Keep the palette, tighten the system
The rose/indigo pair for direct/agentic is strong and well-separated. The green/red benchmark pass/fail is standard. The issue isn't the hues — it's how they're applied. Too many near-identical grays with no clear hierarchy.
Proposed change: Collapse the 7 text grays (111827 through 9ca3af) into 4 clear levels. Cut textFaint and textMedium — use textMuted (#6b7280) for secondary content and text (#111827) for everything primary. The visual difference between textStrong (#1f2937) and text (#111827) is negligible on screens.
Sharpen the sections
The page flows well top-to-bottom but the sections bleed into each other. Each section should be a visually distinct unit with clear boundaries.
Proposed direction
Static mockup showing the proposed typography, layout, and color treatment. Not interactive — just enough to evaluate the direction before implementation.

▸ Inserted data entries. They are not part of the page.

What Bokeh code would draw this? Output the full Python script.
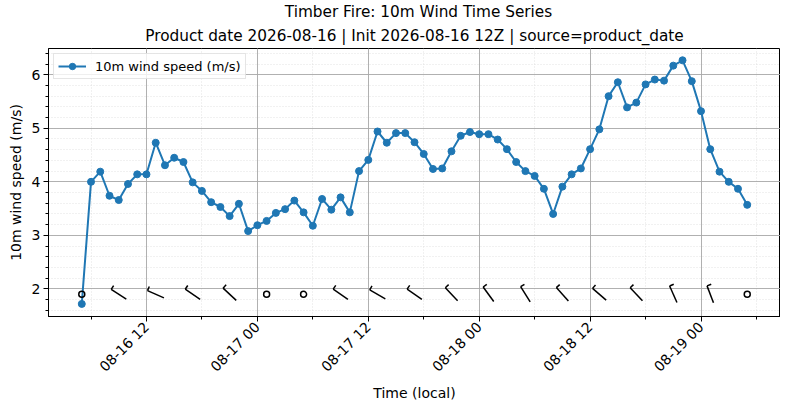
from math import pi, sin, cos, radians

import pandas as pd
from bokeh.plotting import figure
from bokeh.models import (Range1d, FixedTicker, SingleIntervalTicker, DatetimeTickFormatter,
                          Title, Legend, LegendItem)
from bokeh.embed import file_html
from bokeh.resources import INLINE

# hourly 10m wind speed (m/s), starting 2026-08-16 05:00 local
start_time = "2026-08-16 05:00"
wind_speed = [
    1.72, 4.00, 4.19, 3.74, 3.66, 3.96, 4.14, 4.14, 4.73, 4.31, 4.45, 4.37, 3.99, 3.83,
    3.62, 3.53, 3.36, 3.59, 3.08,
    3.19, 3.27, 3.42, 3.49, 3.65, 3.43, 3.18, 3.68, 3.48, 3.71, 3.43, 4.20, 4.41, 4.94,
    4.73, 4.91, 4.91, 4.74, 4.52, 4.24, 4.25, 4.57, 4.86, 4.93,
    4.89, 4.89, 4.79, 4.61, 4.37, 4.20, 4.11, 3.87, 3.40, 3.91, 4.14, 4.25, 4.61, 4.98,
    5.60, 5.86, 5.39, 5.48, 5.82, 5.91, 5.89, 6.17, 6.27, 5.88,
    5.32, 4.61, 4.19, 4.00, 3.87, 3.57,
]

# wind barbs every 4 hours (direction in degrees, None = calm circle)
barb_step = 4
barb_level = 1.9
barb_dir = [None, 303, 294, 304, 313, None, None, 305, 300, 305, 317, 324, 328,
            318, 311, 317, 336, 339, None]

x_tick_times = ["2026-08-16 12:00", "2026-08-17 00:00", "2026-08-17 12:00",
                "2026-08-18 00:00", "2026-08-18 12:00", "2026-08-19 00:00"]
x_minor_times = pd.date_range("2026-08-16 00:00", "2026-08-19 12:00", freq="6h")
x_limits = ("2026-08-16 01:24", "2026-08-19 08:36")
y_limits = (1.485, 6.49)

title_1 = "Timber Fire: 10m Wind Time Series"
title_2 = "Product date 2026-08-16 | Init 2026-08-16 12Z | source=product_date"


def ms(t):
    return pd.DatetimeIndex(pd.to_datetime(t)).asi8 / 1e6


times = ms(pd.date_range(start_time, periods=len(wind_speed), freq="h"))
x0, x1 = ms(list(x_limits))

FW, FH = 732, 268
FONT = "DejaVu Sans"

p = figure(frame_width=FW, frame_height=FH, x_axis_type="datetime",
           output_backend="svg", toolbar_location=None,
           x_range=Range1d(x0, x1), y_range=Range1d(*y_limits),
           min_border_left=48, min_border_right=0, min_border_top=0, min_border_bottom=4)

# outer title line, then the sub line nearer the plot
p.title.text = title_1
p.title.align = "center"
p.title.text_font = FONT
p.title.text_font_size = "15.3px"
p.title.text_font_style = "normal"
p.title.text_color = "black"
p.title.standoff = 0
p.title.padding = (8, 0, 0, 0)
p.add_layout(Title(text=title_2, align="center", text_font=FONT, text_font_size="15.3px",
                   text_font_style="normal", text_color="black", standoff=8), "above")

p.outline_line_color = "black"
p.outline_line_width = 1
p.background_fill_color = "white"
p.border_fill_color = "white"

# grids
for g in (p.xgrid, p.ygrid):
    g.grid_line_color = "#a8a8a8"
    g.grid_line_width = 0.9
    g.minor_grid_line_color = "#dcdcdc"
    g.minor_grid_line_dash = "1 2"
    g.minor_grid_line_width = 0.8

# axes
p.xaxis.ticker = FixedTicker(ticks=list(ms(x_tick_times)), minor_ticks=list(ms(x_minor_times)))
fmt = "%m-%d %H"
p.xaxis.formatter = DatetimeTickFormatter(milliseconds=fmt, seconds=fmt, minsec=fmt, minutes=fmt,
                                          hourmin=fmt, hours=fmt, days=fmt, months=fmt, years=fmt)
p.xaxis.major_label_orientation = pi / 4
p.yaxis.ticker = SingleIntervalTicker(interval=1, num_minor_ticks=5)
p.xaxis.axis_label = "Time (local)"
p.yaxis.axis_label = "10m wind speed (m/s)"
for ax in (p.xaxis, p.yaxis):
    ax.axis_line_color = "black"
    ax.major_tick_line_color = "black"
    ax.minor_tick_line_color = "black"
    ax.major_tick_out = 5
    ax.major_tick_in = 0
    ax.minor_tick_out = 3
    ax.minor_tick_in = 0
    ax.major_label_text_font = FONT
    ax.major_label_text_font_size = "14px"
    ax.major_label_text_color = "black"
    ax.axis_label_text_font = FONT
    ax.axis_label_text_font_size = "14px"
    ax.axis_label_text_font_style = "normal"
    ax.axis_label_text_color = "black"
    ax.major_label_standoff = 3
p.yaxis.axis_label_standoff = 5
p.xaxis.axis_label_standoff = 2

# series
line_r = p.line(times, wind_speed, line_color="#1f77b4", line_width=2)
dot_r = p.scatter(times, wind_speed, size=7, fill_color="#1f77b4", line_color="#1f77b4")

# wind barbs, geometry in screen pixels converted through the axis scales
sx = FW / (x1 - x0)
sy = FH / (y_limits[1] - y_limits[0])
barb_times = times[::barb_step]
half_staff, tick_len = 9.0, 4.5
sx0, sy0, sx1, sy1 = [], [], [], []
calm_x = []
for t, d in zip(barb_times, barb_dir):
    if d is None:
        calm_x.append(t)
        continue
    ux, uy = sin(radians(d)), cos(radians(d))
    tip_x, tip_y = t + half_staff * ux / sx, barb_level + half_staff * uy / sy
    sx0.append(t - half_staff * ux / sx)
    sy0.append(barb_level - half_staff * uy / sy)
    sx1.append(tip_x)
    sy1.append(tip_y)
    px, py = sin(radians(d + 90)), cos(radians(d + 90))
    sx0.append(tip_x)
    sy0.append(tip_y)
    sx1.append(tip_x + tick_len * px / sx)
    sy1.append(tip_y + tick_len * py / sy)
p.segment(sx0, sy0, sx1, sy1, line_color="black", line_width=1.5)
p.scatter(calm_x, [barb_level] * len(calm_x), marker="circle", size=6,
          fill_color=None, line_color="black", line_width=1.5)

legend = Legend(items=[LegendItem(label="10m wind speed (m/s)", renderers=[line_r, dot_r])],
                location="top_left")
legend.label_text_font = FONT
legend.label_text_font_size = "13px"
legend.label_text_color = "black"
legend.border_line_color = "#cccccc"
legend.background_fill_alpha = 0.8
legend.padding = 4
legend.margin = 5
legend.glyph_width = 28
legend.glyph_height = 16
legend.label_height = 16
legend.label_standoff = 9
p.add_layout(legend)

open("out.html", "w").write(file_html(p, INLINE))
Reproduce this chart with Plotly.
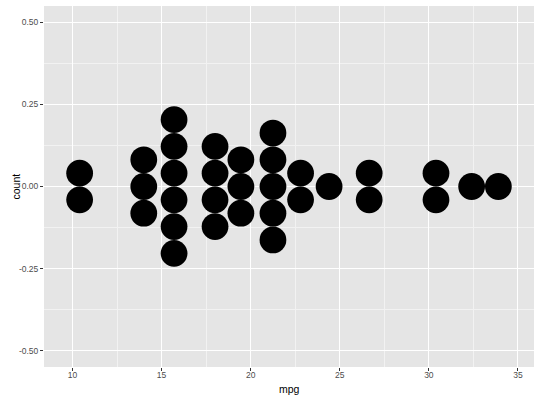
import plotly.graph_objects as go

# mtcars mpg values
mpg = [21.0, 21.0, 22.8, 21.4, 18.7, 18.1, 14.3, 24.4, 22.8, 19.2, 17.8, 16.4,
       17.3, 15.2, 10.4, 10.4, 14.7, 32.4, 30.4, 33.9, 21.5, 15.5, 15.2, 13.3,
       19.2, 27.3, 26.0, 30.4, 15.8, 19.7, 15.0, 21.4]
binwidth = 1.5
x_ticks = [10, 15, 20, 25, 30, 35]
x_minor = [12.5, 17.5, 22.5, 27.5, 32.5]
y_ticks = [-0.50, -0.25, 0.00, 0.25, 0.50]
y_tick_labels = ["-0.50", "-0.25", "0.00", "0.25", "0.50"]
y_minor = [-0.375, -0.125, 0.125, 0.375]
x_title = "mpg"
y_title = "count"

W, H = 540, 400
ML, MR, MT, MB = 44, 5.5, 5.5, 33.3

# dot-density binning (ggplot2 geom_dotplot default)
vals = sorted(mpg)
bins = []
binend = float("-inf")
for v in vals:
    if v >= binend:
        binend = v + binwidth
        bins.append([])
    bins[-1].append(v)
centers = [(min(b) + max(b)) / 2 for b in bins]
counts = [len(b) for b in bins]

# scales
lo, hi = min(vals) - binwidth / 2, max(vals) + binwidth / 2
pad = (hi - lo) * 0.05
x_range = [lo - pad, hi + pad]
y_range = [-0.55, 0.55]
plot_w = W - ML - MR
plot_h = H - MT - MB
px_per_x = plot_w / (x_range[1] - x_range[0])
px_per_y = plot_h / (y_range[1] - y_range[0])
diam = binwidth * px_per_x
step_y = diam / px_per_y

xs, ys = [], []
for c, n in zip(centers, counts):
    for i in range(n):
        xs.append(c)
        ys.append((i - (n - 1) / 2) * step_y)

fig = go.Figure()
fig.add_trace(go.Scatter(x=xs, y=ys, mode="markers",
                         marker=dict(size=diam, color="black", line=dict(width=0)),
                         hoverinfo="skip"))

font_fam = "Liberation Sans, Arial, sans-serif"
axis_common = dict(
    ticks="outside", ticklen=3, tickwidth=1, tickcolor="#333333",
    showgrid=True, gridcolor="white", gridwidth=1.1, zeroline=False,
    showline=False, tickfont=dict(family=font_fam, size=8.5, color="#4D4D4D"),
)
fig.update_layout(
    width=W, height=H,
    margin=dict(l=ML, r=MR, t=MT, b=MB, autoexpand=False),
    plot_bgcolor="#E5E5E5", paper_bgcolor="white",
    showlegend=False,
    font=dict(family=font_fam),
    xaxis=dict(range=x_range, tickmode="array", tickvals=x_ticks,
               ticktext=[str(t) for t in x_ticks], ticklabelstandoff=-3,
               minor=dict(tickmode="array", tickvals=x_minor, showgrid=True,
                          gridcolor="#F2F2F2", gridwidth=0.6, ticks=""),
               **axis_common),
    yaxis=dict(range=y_range, tickmode="array", tickvals=y_ticks,
               ticktext=y_tick_labels,
               minor=dict(tickmode="array", tickvals=y_minor, showgrid=True,
                          gridcolor="#F2F2F2", gridwidth=0.6, ticks=""),
               **axis_common),
    annotations=[
        dict(text=x_title, xref="paper", yref="paper", x=0.5,
             y=-(389 - (H - MB)) / plot_h, xanchor="center", yanchor="middle",
             showarrow=False, font=dict(size=10.5, color="black")),
        dict(text=y_title, xref="paper", yref="paper",
             x=(15 - ML) / plot_w, y=0.5, xanchor="center", yanchor="middle",
             textangle=-90, showarrow=False, font=dict(size=10.5, color="black")),
    ],
)
fig.write_html("out.html", config={"displayModeBar": False},
               post_script="document.body.style.margin='0px';")
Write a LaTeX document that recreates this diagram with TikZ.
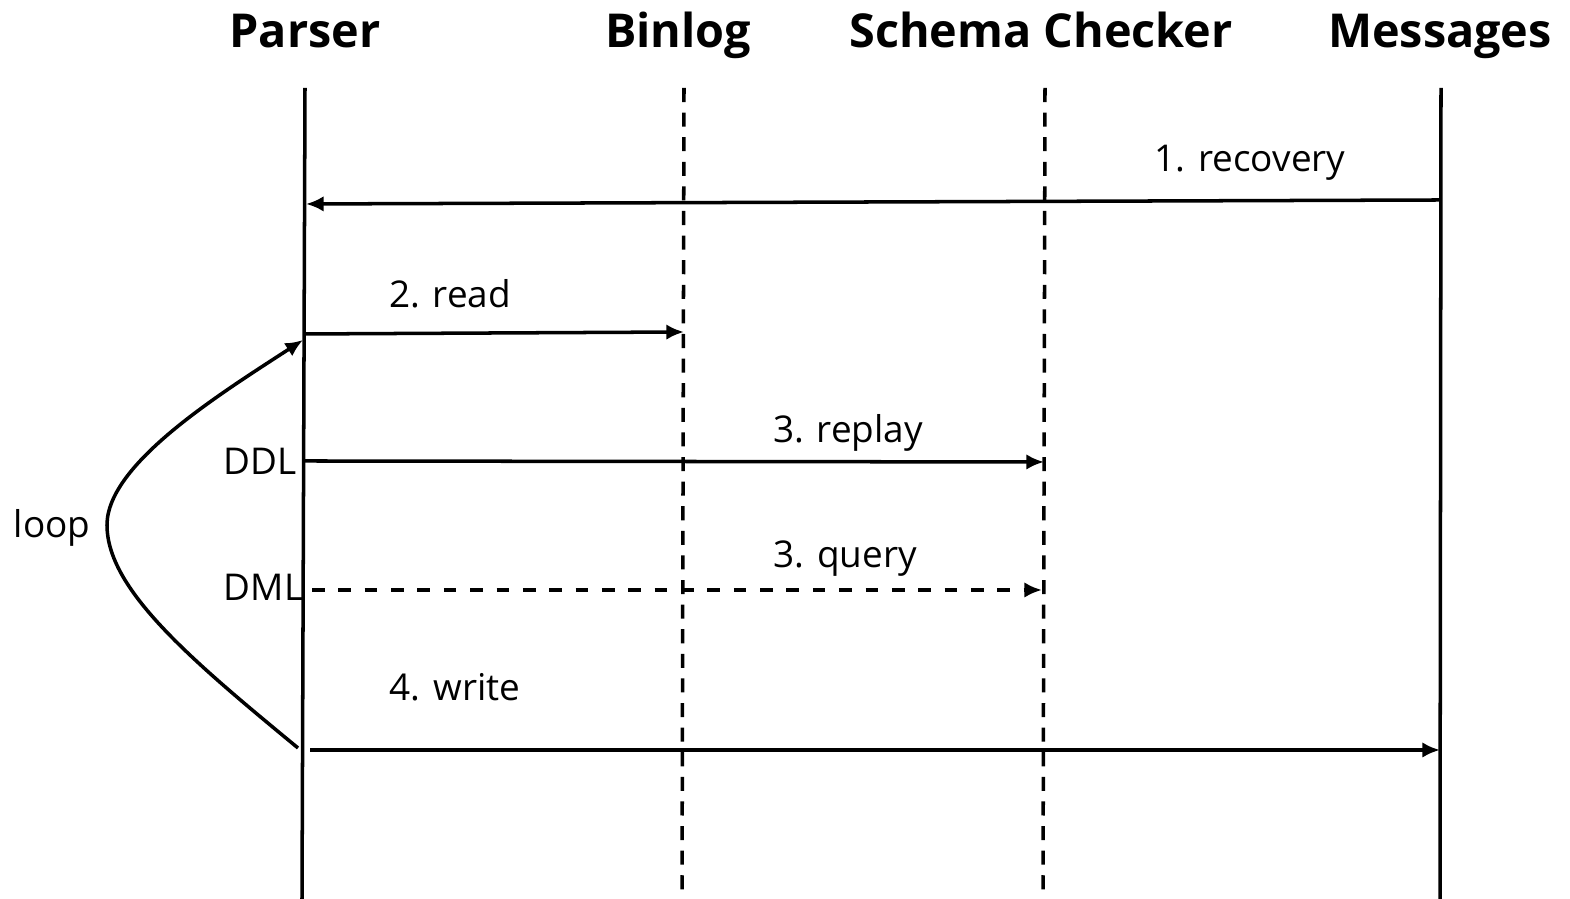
\documentclass[tikz,border=0pt]{standalone}
\usepackage{fontspec}
\setmainfont{Open Sans}
\usepackage{tikz}
\usetikzlibrary{arrows.meta}
\usetikzlibrary{positioning}
\tikzset{>={Latex[length=5pt,width=4.4pt]}}
\tikzset{life/.style = {line width=1pt}}
\tikzset{lifedash/.style = {line width=1pt, dash pattern=on 4pt off 3pt}}
\tikzset{msg/.style = {->, line width=1pt}}
\tikzset{head/.style = {draw=none, anchor=base, font=\fontsize{13.3}{15}\selectfont\bfseries}}
\tikzset{lbl/.style = {draw=none, anchor=base, font=\fontsize{10.5}{12}\selectfont}}

\begin{document}
\begin{tikzpicture}
\useasboundingbox (0, 0) rectangle (15.70, 8.99);
% lifelines
\node [head] (parser) at (3.05, 8.51) {Parser};
\node [head] (binlog) at (6.78, 8.51) {Binlog};
\node [head] (checker) at (10.41, 8.51) {Schema Checker};
\node [head] (messages) at (14.40, 8.51) {Messages};
\coordinate (pT) at (3.05, 8.11);
\coordinate (pB) at (3.02, 0);
\coordinate (bT) at (6.84, 8.11);
\coordinate (bB) at (6.82, 0);
\coordinate (cT) at (10.45, 8.11);
\coordinate (cB) at (10.43, 0);
\coordinate (mT) at (14.41, 8.11);
\coordinate (mB) at (14.40, 0);
\draw [life] (pT) -- (pB);
\draw [lifedash] (bT) -- (bB);
\draw [lifedash] (cT) -- (cB);
\draw [life] (mT) -- (mB);
% messages
\coordinate (rec1) at (14.41, 6.99);
\coordinate (rec2) at (3.06, 6.95);
\draw [msg] (rec1) -- (rec2);
\node [lbl] (recovery) at (12.50, 7.27) {1. recovery};
\coordinate (read1) at (3.05, 5.65);
\coordinate (read2) at (6.84, 5.67);
\draw [msg] (read1) -- (read2);
\node [lbl] (read) at (4.50, 5.91) {2. read};
\coordinate (rep1) at (3.05, 4.38);
\coordinate (rep2) at (10.44, 4.37);
\draw [msg] (rep1) -- (rep2);
\node [lbl] (replay) at (8.48, 4.56) {3. replay};
\node [lbl, anchor=base east, inner xsep=0pt] (ddl) at (2.97, 4.24) {DDL};
\coordinate (qry1) at (3.12, 3.09);
\coordinate (qry2) at (10.42, 3.09);
\draw [msg, dash pattern=on 3.6pt off 3.9pt] (qry1) -- (qry2);
\node [lbl] (query) at (8.45, 3.31) {3. query};
\node [lbl, anchor=base east, inner xsep=0pt] (dml) at (3.04, 2.98) {DML};
\coordinate (wr1) at (3.10, 1.49);
\coordinate (wr2) at (14.40, 1.49);
\draw [msg] (wr1) -- (wr2);
\node [lbl] (write) at (4.55, 1.98) {4. write};
% loop
\coordinate (lp1) at (2.98, 1.51);
\coordinate (lp2) at (1.07, 3.74);
\coordinate (lp3) at (3.03, 5.59);
\draw [msg] (lp1) .. controls (1.9, 2.4) and (1.07, 3.1) .. (lp2)
  .. controls (1.07, 4.35) and (2.2, 5.05) .. (lp3);
\node [lbl] (loop) at (0.52, 3.61) {loop};
\end{tikzpicture}
\end{document}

- Scores prompts against handcrafted rules
- Instant — runs in your browser
- No model, no server needed
- Trained on 66 labeled examples
- Understands meaning, not just keywords
- ~5ms on GPU
Key differences from current: Space Grotesk throughout, info sections in cards, thicker accent bars on results, higher-contrast labels. The overall density is similar — this isn't about adding whitespace, it's about making the existing space work harder through typography and containment.
Scope and approach
This is a CSS/font pass on a single JSX file. No structural React changes, no new components, no API changes. The inline styles in app.jsx would be updated in place.
const C text grays from 7 to 4. Keep all intent colors (rose, indigo) and semantic colors (green, red) unchanged.background: C.cardBg, border, borderRadius as result cards.linear-gradient(90deg, transparent, accent, transparent) to solid background: accent, increase height from 3px to 4px.Estimated changes: ~40 lines in const C, ~30 lines of font-family swaps, ~20 lines of layout tweaks. The benchmark section and signal decomposition don't need structural changes — they just inherit the new fonts and tightened grays.
One pass, cohesive output
This proposal is a visual consistency pass, not a redesign. The tool's structure, interactions, and information architecture are already good. The changes are:
- Typography: 4 families → 2 (Space Grotesk + Space Mono)
- Colors: 7 text grays → 4, intent colors unchanged
- Layout: Info sections get cards, result bars get thickened, confidence bars get taller
- Details: Full-width button → disclosure link
- Alignment: Matches colony design system (Space Grotesk / Space Mono / paper palette)
The result should feel like it belongs to the same family as the other dearlarry.co tools without losing the specialized character of a comparison tool.